Cette ambivalence a-t-elle joué dans le faible succès de l'album : trop dérangeant pour les amateurs de Heavy, résolument trop Heavy pour les explorateurs de l'extrême ? Pourtant supérieure à celle de son grand frère «
Open the Gates », la production était-elle trop en deçà des standards qui s'établissaient en ce milieu des 80' ? Ou le suivisme et le conformisme, aussi puissants chez les Métaleux que dans le reste du genre humain, furent-ils les fossoyeurs des ambitions d'un groupe unique et novateur ? Hormis sa valeur intrinsèque, «
The Deluge » ne manquait pas d'atouts : l'incandescente livrée que lui offrit le dessinateur Éric Larnoy, le soutien de trop rares critiques (éternels remerciements à la clairvoyance d'Enfer Magazine).
À la croisée des chemins, «
The Deluge » pousse le Heavy au bord du gouffre.
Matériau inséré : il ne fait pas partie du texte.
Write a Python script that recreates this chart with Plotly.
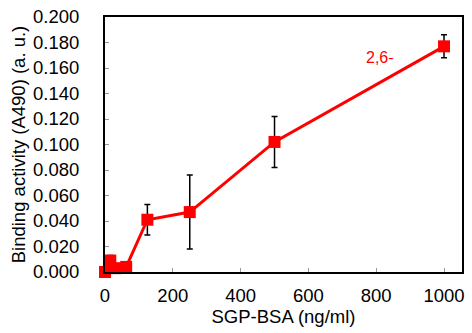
import plotly.graph_objects as go

conc = [0, 15.6, 31.25, 62.5, 125, 250, 500, 1000]
activity = [0.000, 0.009, 0.003, 0.004, 0.041, 0.047, 0.102, 0.177]
err = [0.001, 0.004, 0.002, 0.002, 0.012, 0.029, 0.020, 0.009]
x_ticks = [0, 200, 400, 600, 800, 1000]
y_ticks = [0.0, 0.02, 0.04, 0.06, 0.08, 0.10, 0.12, 0.14, 0.16, 0.18, 0.20]
label_text = "2,6-"

FS = 18.5
fig = go.Figure()
fig.add_trace(go.Scatter(
    x=conc, y=activity, mode="lines+markers",
    line=dict(color="#ff0000", width=3),
    marker=dict(symbol="square", size=12, color="#ff0000"),
    error_y=dict(type="data", array=err, visible=True, color="black", thickness=1.5, width=3),
    showlegend=False, cliponaxis=False,
))
fig.add_annotation(x=811, y=0.168, text=label_text, showarrow=False,
                   font=dict(color="#ff0000", size=16, family="Liberation Sans, Arial"))

fig.update_layout(
    width=472, height=333,
    margin=dict(l=105, r=10, t=17, b=61),
    plot_bgcolor="white", paper_bgcolor="white",
    font=dict(family="Liberation Sans, Arial", size=FS, color="black"),
    xaxis=dict(range=[0, 1053], tickvals=x_ticks, ticks="inside", ticklen=4, tickcolor="#999",
               showline=True, linecolor="black", linewidth=2, mirror=True, showgrid=False,
               zeroline=False, ticklabelstandoff=6, automargin=False,
               title=dict(text="SGP-BSA (ng/ml)", standoff=4, font=dict(size=FS))),
    yaxis=dict(range=[0, 0.2], tickvals=y_ticks, tickformat=".3f", ticks="inside", ticklen=4,
               tickcolor="#999", showline=True, linecolor="black", linewidth=2, mirror=True,
               showgrid=False, zeroline=False, ticklabelstandoff=20, automargin=False,
               title=dict(text="Binding activity (A490) (a. u.)", standoff=3, font=dict(size=FS))),
)
fig.write_html("out.html")
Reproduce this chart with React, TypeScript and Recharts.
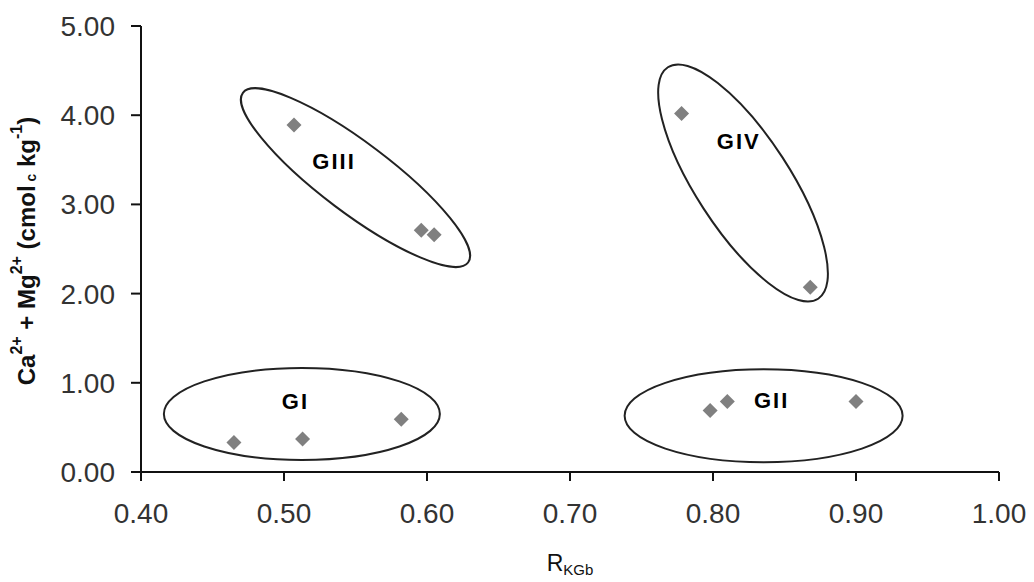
import { ScatterChart, Scatter, XAxis, YAxis, ReferenceDot } from "recharts";

// measured points: R_KGb vs Ca2+ + Mg2+
const rKGb = [0.465, 0.513, 0.582, 0.798, 0.81, 0.9, 0.507, 0.596, 0.605, 0.778, 0.868];
const caMg = [0.33, 0.37, 0.59, 0.69, 0.79, 0.79, 3.89, 2.71, 2.66, 4.02, 2.07];

const groupNames = ["GI", "GII", "GIII", "GIV"];
const groupCenterX = [0.5125, 0.8354, 0.55, 0.821];
const groupCenterY = [0.651, 0.631, 3.3, 3.24];
const groupLabelX = [0.508, 0.841, 0.535, 0.818];
const groupLabelY = [0.786, 0.805, 3.48, 3.7];

const xTicks = [0.4, 0.5, 0.6, 0.7, 0.8, 0.9, 1.0];
const yTicks = [0, 1, 2, 3, 4, 5];

// ring outlines (pixels) drawn round each group centre
const rings = [
  { rx: 138, ry: 46, angle: 0 },
  { rx: 139, ry: 46.5, angle: 0 },
  { rx: 141, ry: 35, angle: 37 },
  { rx: 138, ry: 47, angle: 57 },
];

const points = rKGb.map((x, i) => ({ x, y: caMg[i] }));

const FONT = "'Liberation Sans', Arial, sans-serif";

const Diamond = (props: any) => {
  const { cx, cy } = props;
  const h = 7.5;
  return (
    <polygon
      points={`${cx},${cy - h} ${cx + h},${cy} ${cx},${cy + h} ${cx - h},${cy}`}
      fill="#808080"
    />
  );
};

const YTitle = (props: any) => {
  const vb = props.viewBox || { x: 51, y: 26, width: 90, height: 446 };
  const cx = 26;
  const cy = vb.y + vb.height / 2 + 2;
  return (
    <text
      x={cx}
      y={cy}
      transform={`rotate(-90 ${cx} ${cy})`}
      textAnchor="middle"
      dominantBaseline="central"
      fontFamily={FONT}
      fontWeight="bold"
      fontSize={24}
      fill="#111"
    >
      Ca
      <tspan fontSize={16} dy={-10}>2+</tspan>
      <tspan dy={10}> + Mg</tspan>
      <tspan fontSize={16} dy={-10}>2+</tspan>
      <tspan dy={10}> (cmol</tspan>
      <tspan fontSize={14} dy={5}> c</tspan>
      <tspan dy={-5}> kg</tspan>
      <tspan fontSize={16} dy={-10}>-1</tspan>
      <tspan dy={10}>)</tspan>
    </text>
  );
};

const XTitle = (props: any) => {
  const vb = props.viewBox || { x: 141, y: 472, width: 858, height: 60 };
  const cx = vb.x + vb.width / 2;
  return (
    <text x={cx} y={571} textAnchor="middle" fontFamily={FONT} fontSize={23} fill="#111">
      R
      <tspan fontSize={15} dy={4}>KGb</tspan>
    </text>
  );
};

const App = () => {
  return (
    <div style={{ position: "absolute", left: 0, top: 0, background: "#fff" }}>
      <ScatterChart
        width={1034}
        height={582}
        margin={{ top: 26, right: 35, bottom: 50, left: 51 }}
      >
        <XAxis
          type="number"
          dataKey="x"
          domain={[0.4, 1.0]}
          ticks={xTicks}
          tickFormatter={(v: number) => v.toFixed(2)}
          height={60}
          tickSize={9}
          tickMargin={22}
          axisLine={{ stroke: "#111", strokeWidth: 2 }}
          tickLine={{ stroke: "#111", strokeWidth: 2 }}
          tick={{ fill: "#333", fontSize: 28, fontFamily: FONT }}
          label={<XTitle />}
        />
        <YAxis
          type="number"
          dataKey="y"
          domain={[0, 5]}
          ticks={yTicks}
          tickFormatter={(v: number) => v.toFixed(2)}
          width={90}
          tickSize={10}
          tickMargin={16}
          axisLine={{ stroke: "#111", strokeWidth: 2 }}
          tickLine={{ stroke: "#111", strokeWidth: 2 }}
          tick={{ fill: "#333", fontSize: 28, fontFamily: FONT }}
          label={<YTitle />}
        />
        {groupNames.map((name, i) => (
          <ReferenceDot
            key={`ring-${name}`}
            x={groupCenterX[i]}
            y={groupCenterY[i]}
            ifOverflow="visible"
            shape={(p: any) => (
              <ellipse
                cx={p.cx}
                cy={p.cy}
                rx={rings[i].rx}
                ry={rings[i].ry}
                transform={`rotate(${rings[i].angle} ${p.cx} ${p.cy})`}
                fill="none"
                stroke="#222"
                strokeWidth={2}
              />
            )}
          />
        ))}
        {groupNames.map((name, i) => (
          <ReferenceDot
            key={`label-${name}`}
            x={groupLabelX[i]}
            y={groupLabelY[i]}
            ifOverflow="visible"
            shape={(p: any) => (
              <text
                x={p.cx}
                y={p.cy}
                textAnchor="middle"
                dominantBaseline="central"
                fontFamily={FONT}
                fontWeight="bold"
                fontSize={22}
                letterSpacing={2}
                fill="#000"
              >
                {name}
              </text>
            )}
          />
        ))}
        <Scatter data={points} shape={<Diamond />} isAnimationActive={false} />
      </ScatterChart>
    </div>
  );
};

export default App;
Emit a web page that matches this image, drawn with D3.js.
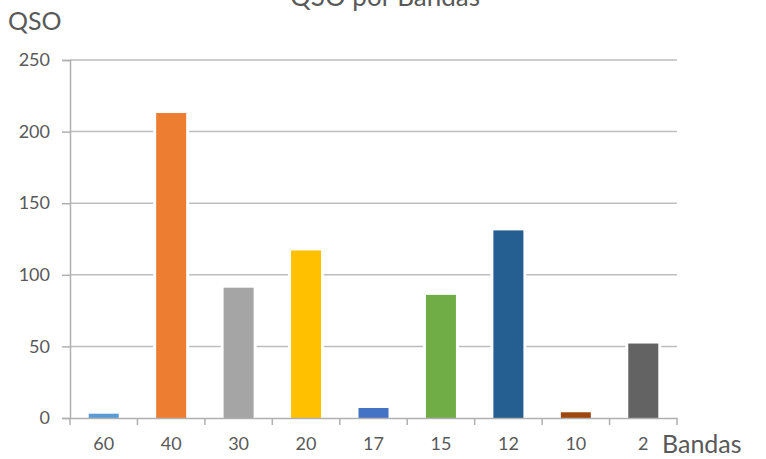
<!DOCTYPE html>
<html>
<head>
<meta charset="utf-8">
<script src="https://cdn.jsdelivr.net/npm/d3@7"></script>
<style>
  body { margin: 0; background: #fff; }
  text { font-family: Lato, "Open Sans", sans-serif; fill: #595959; }
</style>
</head>
<body>
<svg id="chart"></svg>
<script>
let bands = ["60", "40", "30", "20", "17", "15", "12", "10", "2"];
let qso = [3, 213, 91, 117, 7, 86, 131, 4, 52];
let barColors = ["#5b9bd5", "#ed7d31", "#a5a5a5", "#ffc000", "#4472c4",
                 "#70ad47", "#255e91", "#9e480e", "#636363"];
let yTicks = [0, 50, 100, 150, 200, 250];

let width = 766, height = 459;
let plotLeft = 70, plotRight = 677, plotTop = 60, plotBottom = 418;

let svg = d3.select("#chart")
    .attr("width", width)
    .attr("height", height);

let x = d3.scaleBand()
    .domain(bands)
    .range([plotLeft, plotRight])
    .paddingInner(0.555)
    .paddingOuter(0.2775);

let y = d3.scaleLinear()
    .domain([0, 250])
    .range([plotBottom, plotTop]);

// gridlines
svg.append("g")
    .selectAll("line")
    .data(yTicks.slice(1))
    .enter()
    .append("line")
    .attr("x1", plotLeft)
    .attr("x2", plotRight)
    .attr("y1", d => y(d))
    .attr("y2", d => y(d))
    .attr("stroke", "#bdbdbd")
    .attr("stroke-width", 1.5);

// bars
svg.append("g")
    .selectAll("rect")
    .data(qso)
    .enter()
    .append("rect")
    .attr("x", (d, i) => x(bands[i]))
    .attr("y", d => y(d))
    .attr("width", x.bandwidth())
    .attr("height", d => plotBottom - y(d))
    .attr("fill", (d, i) => barColors[i])
    .attr("stroke", "#fff")
    .attr("stroke-width", 6)
    .style("paint-order", "stroke");

// y axis
let yAxis = svg.append("g")
    .attr("transform", "translate(" + plotLeft + ",0)")
    .call(d3.axisLeft(y).tickValues(yTicks).tickSize(8).tickPadding(12));
yAxis.select(".domain").attr("stroke", "#b0b0b0").attr("stroke-width", 1.5);
yAxis.selectAll(".tick line").attr("stroke", "#b0b0b0").attr("stroke-width", 1.5);
yAxis.selectAll(".tick text")
    .style("font-size", "18px")
    .attr("fill", "#595959");

// x axis
let xAxis = svg.append("g")
    .attr("transform", "translate(0," + plotBottom + ")")
    .call(d3.axisBottom(x).tickSize(0).tickPadding(19));
xAxis.select(".domain").attr("stroke", "#b0b0b0").attr("stroke-width", 1.5);
xAxis.selectAll(".tick text")
    .style("font-size", "18px")
    .attr("fill", "#595959");

// boundary ticks between bands
xAxis.selectAll(".sep")
    .data(d3.range(bands.length + 1))
    .enter()
    .append("line")
    .attr("class", "sep")
    .attr("x1", i => plotLeft + i * x.step())
    .attr("x2", i => plotLeft + i * x.step())
    .attr("y1", 0)
    .attr("y2", 7)
    .attr("stroke", "#b0b0b0")
    .attr("stroke-width", 1.5);

// titles
svg.append("text")
    .attr("x", 385)
    .attr("y", 6)
    .attr("text-anchor", "middle")
    .style("font-size", "26px")
    .text("QSO por Bandas");

svg.append("text")
    .attr("x", 8)
    .attr("y", 30)
    .style("font-size", "25px")
    .text("QSO");

svg.append("text")
    .attr("x", 662)
    .attr("y", 453)
    .style("font-size", "25px")
    .text("Bandas");
</script>
</body>
</html>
Nul groupe, à commencer par
Manilla Road lui-même, n'en égalera jamais la force et l'originalité. Qu'un album de cette envergure soit passé presque inaperçu reste invraisemblable. Tel un trou noir insoupçonné, il va lentement dévorer la matière autour de lui et, avec le temps, s'imposer pour ce qu'il est : un des plus grands chefs-d’œuvre du
Metal.
Pareil. Magique en tous points et sans aucun morceau de remplissage. Meilleur sans doute que Open The Gates car plus homogène en qualité, à mon humble avis. Mention à la pochette intérieure du vinyle qui, outre le graphisme des dessins, présente un support comme toujours chez Black Dragon robuste et soigné.